Published: 09/01/2019 07:00 - Updated: 04/01/2019 11:24

Ross-shire firms face 'an uncertain new year'

Written byDonna MacAllister

 

David Richardson
David Richardson said Brexit and a weak pound are mking things difficult for businesses.

STAFF shortages are ramping up uncertainty for Ross-shire businesses into 2019, experts have warned.

That is the prediction of the Federation of Small Businesses (FSB) which said Highland employers are too reliant on the EU but the market is drying up fast thanks to Brexit and the low pound. Highlands and Islands development manager David Richardson said there are not enough suitably qualified job seekers to fill Highland vacancies and that has been the situation for some time.

But things will only get worse unless the UK Government accepts a new immigration policy “that helps rather than hinders the Highlands”.

He said: “As their workforces shrink, many employers will find it very hard to provide the levels of service that their customers expect and demand. And the consequences are obvious.

“But there is no easy answer and we must all pray that politicians do a deal on Brexit before we crash out without one. At a practical level, we must hope that the UK Government accepts a new immigration policy that helps rather than hinders the Highlands, and we must all do what we can to support our local businesses. By supporting them we are supporting ourselves and our communities.”

It comes after the Skretting salmon fish feed company in Invergordon announced more than 50 jobs are to be lost with the closure of its factory.

And the Edinburgh Salmon Company in Dingwall officially ceased trading earlier this week with the loss of more than 200 jobs. The impact on the local economy is also being felt in the local housing rental market.

A landlord in Dingwall said he was seeking new tenants for the two three-bed houses he has been renting for the last few years, traditionally to Polish families.

He said: “Each family has contacted us saying they have no future here now that the fish factory is shutting down. They said ‘nothing for us here, we’re going back to Poland’.”

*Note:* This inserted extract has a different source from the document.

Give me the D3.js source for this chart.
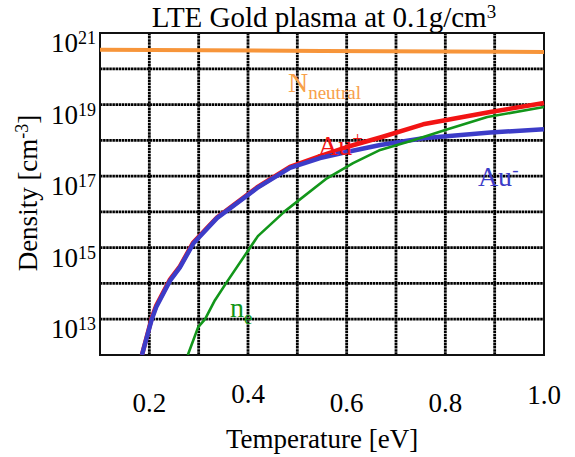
<!DOCTYPE html>
<html>
<head>
<meta charset="utf-8">
<script src="https://cdn.jsdelivr.net/npm/d3@7"></script>
<style>
  body { margin: 0; background: #fff; }
  svg { display: block; font-family: "Liberation Serif", "Times New Roman", serif; }
</style>
</head>
<body>
<div id="chart"></div>
<script>
    // values (temperature in eV, density in cm^-3)
    const tempIon = [0.185, 0.205, 0.214, 0.242, 0.262, 0.289, 0.337, 0.418, 0.485, 0.546, 0.60, 0.668, 0.755, 0.891, 1.0];
    const auPlus = [1.0e12, 1.1e13, 2.4e13, 1.3e14, 3.0e14, 1.4e15, 7.0e15, 4.8e16, 1.8e17, 3.6e17, 6.5e17, 1.2e18, 2.8e18, 6.2e18, 1.1e19];
    const auMinus = [1.0e12, 1.0e13, 2.2e13, 1.2e14, 2.8e14, 1.3e15, 6.7e15, 4.6e16, 1.7e17, 3.2e17, 4.7e17, 7.4e17, 1.15e18, 1.65e18, 2.05e18];

    const tempElectron = [0.278, 0.299, 0.313, 0.333, 0.359, 0.420, 0.475, 0.560, 0.613, 0.668, 0.735, 0.803, 0.885, 1.0];
    const electrons = [1.0e12, 6.0e12, 1.0e13, 3.4e13, 1.2e14, 2.1e15, 1.05e16, 8.7e16, 2.3e17, 5.4e17, 1.0e18, 2.0e18, 4.5e18, 8.5e18];

    const tempNeutral = [0.1, 0.55, 1.0];
    const neutral = [3.4e20, 3.15e20, 2.95e20];

    const xTicks = [0.2, 0.4, 0.6, 0.8, 1.0];
    const xTickLabels = ["0.2", "0.4", "0.6", "0.8", "1.0"];
    const xGrid = [0.2, 0.3, 0.4, 0.5, 0.6, 0.7, 0.8, 0.9];
    const yTickExp = [21, 19, 17, 15, 13];
    const yGridExp = [13, 14, 15, 16, 17, 18, 19, 20];

    // series labels, anchored in data space
    const labelNames = ["N", "Au", "Au", "n"];
    const labelScripts = ["neutral", "+", "-", "e"];
    const labelTemps = [0.481, 0.542, 0.866, 0.3635];
    const labelDens = [2.2e19, 3.9e17, 5.2e16, 1.15e13];

    const colors = { neutral: "#f7953a", plus: "#f21414", minus: "#3c3cc8", e: "#12961a" };
    const labelColors = ["#f7a04a", "#f21414", "#3c3cc8", "#12961a"];

    const width = 575, height = 457;
    const plot = { left: 100, right: 544, top: 33, bottom: 355 };

    const svg = d3.select("#chart")
        .append("svg")
        .attr("width", width)
        .attr("height", height);

    svg.append("rect").attr("width", width).attr("height", height).attr("fill", "#fff");

    const x = d3.scaleLinear().domain([0.1, 1.0]).range([plot.left, plot.right]);
    const y = d3.scaleLog().domain([1e12, 1e21]).range([plot.bottom, plot.top]);

    svg.append("defs").append("clipPath").attr("id", "clip")
        .append("rect")
        .attr("x", plot.left).attr("y", plot.top)
        .attr("width", plot.right - plot.left + 3)
        .attr("height", plot.bottom - plot.top);

    // grid
    const grid = svg.append("g").attr("stroke", "#000").attr("stroke-width", 2.8)
        .attr("stroke-dasharray", "2.5,0.6");
    grid.selectAll(".vg").data(xGrid).join("line")
        .attr("x1", d => x(d)).attr("x2", d => x(d))
        .attr("y1", plot.top).attr("y2", plot.bottom);
    grid.selectAll(".hg").data(yGridExp).join("line")
        .attr("y1", d => y(Math.pow(10, d))).attr("y2", d => y(Math.pow(10, d)))
        .attr("x1", plot.left).attr("x2", plot.right);

    // frame
    svg.append("rect")
        .attr("x", plot.left).attr("y", plot.top)
        .attr("width", plot.right - plot.left).attr("height", plot.bottom - plot.top)
        .attr("fill", "none").attr("stroke", "#111").attr("stroke-width", 2);

    const line = d3.line().x(d => x(d[0])).y(d => y(d[1]));
    const zip = (a, b) => a.map((t, i) => [t, b[i]]);

    const curves = svg.append("g").attr("clip-path", "url(#clip)")
        .attr("fill", "none").attr("stroke-linejoin", "round");

    curves.append("path").datum(zip(tempNeutral, neutral))
        .attr("d", line).attr("stroke", colors.neutral).attr("stroke-width", 4);
    curves.append("path").datum(zip(tempIon, auPlus))
        .attr("d", line).attr("stroke", colors.plus).attr("stroke-width", 4.5);
    curves.append("path").datum(zip(tempIon, auMinus))
        .attr("d", line).attr("stroke", colors.minus).attr("stroke-width", 4.5);
    curves.append("path").datum(zip(tempElectron, electrons))
        .attr("d", line).attr("stroke", colors.e).attr("stroke-width", 2.6);

    // series labels
    labelNames.forEach((name, i) => {
        const t = svg.append("text")
            .attr("x", x(labelTemps[i])).attr("y", y(labelDens[i]))
            .attr("fill", labelColors[i]).attr("font-size", 28);
        t.append("tspan").text(name);
        const sup = labelScripts[i] === "+" || labelScripts[i] === "-";
        t.append("tspan").text(labelScripts[i])
            .attr("font-size", 19)
            .attr("dy", sup ? -10 : 7);
    });

    // x tick labels
    const xLift = [0, 9, 0, 0, 8];
    svg.append("g").selectAll("text").data(xTicks).join("text")
        .attr("x", d => x(d)).attr("y", (d, i) => 412 - xLift[i])
        .attr("text-anchor", "middle").attr("font-size", 27)
        .text((d, i) => xTickLabels[i]);

    // y tick labels
    const yl = svg.append("g").selectAll("text").data(yTickExp).join("text")
        .attr("x", 96).attr("y", d => y(Math.pow(10, d)) + 19)
        .attr("text-anchor", "end").attr("font-size", 27);
    yl.append("tspan").text("10");
    yl.append("tspan").attr("font-size", 18).attr("dy", -8).text(d => d);

    // title
    const title = svg.append("text").attr("x", 324).attr("y", 27)
        .attr("text-anchor", "middle").attr("font-size", 29);
    title.append("tspan").text("LTE Gold plasma at 0.1g/cm");
    title.append("tspan").attr("font-size", 19).attr("dy", -9).text("3");

    // axis titles
    svg.append("text").attr("x", (plot.left + plot.right) / 2).attr("y", 448)
        .attr("text-anchor", "middle").attr("font-size", 27)
        .text("Temperature [eV]");

    const yt = svg.append("text")
        .attr("transform", "translate(37,193) rotate(-90)")
        .attr("text-anchor", "middle").attr("font-size", 27);
    yt.append("tspan").text("Density [cm");
    yt.append("tspan").attr("font-size", 18).attr("dy", -9).text("-3");
    yt.append("tspan").attr("dy", 9).text("]");
</script>
</body>
</html>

Mr Richardson said it was a worrying situation but there is room for optimism with the boom in the tourism sector, thanks to the North Coast 500, and the falling pound making holidays here less expensive for overseas visitors and making our goods and services cheaper overseas.

And he said the broadband roll-out meant businesses could open in the north’s remote and fragile communities. But he said business optimism is in short supply and many businesses are not looking forward to 2019.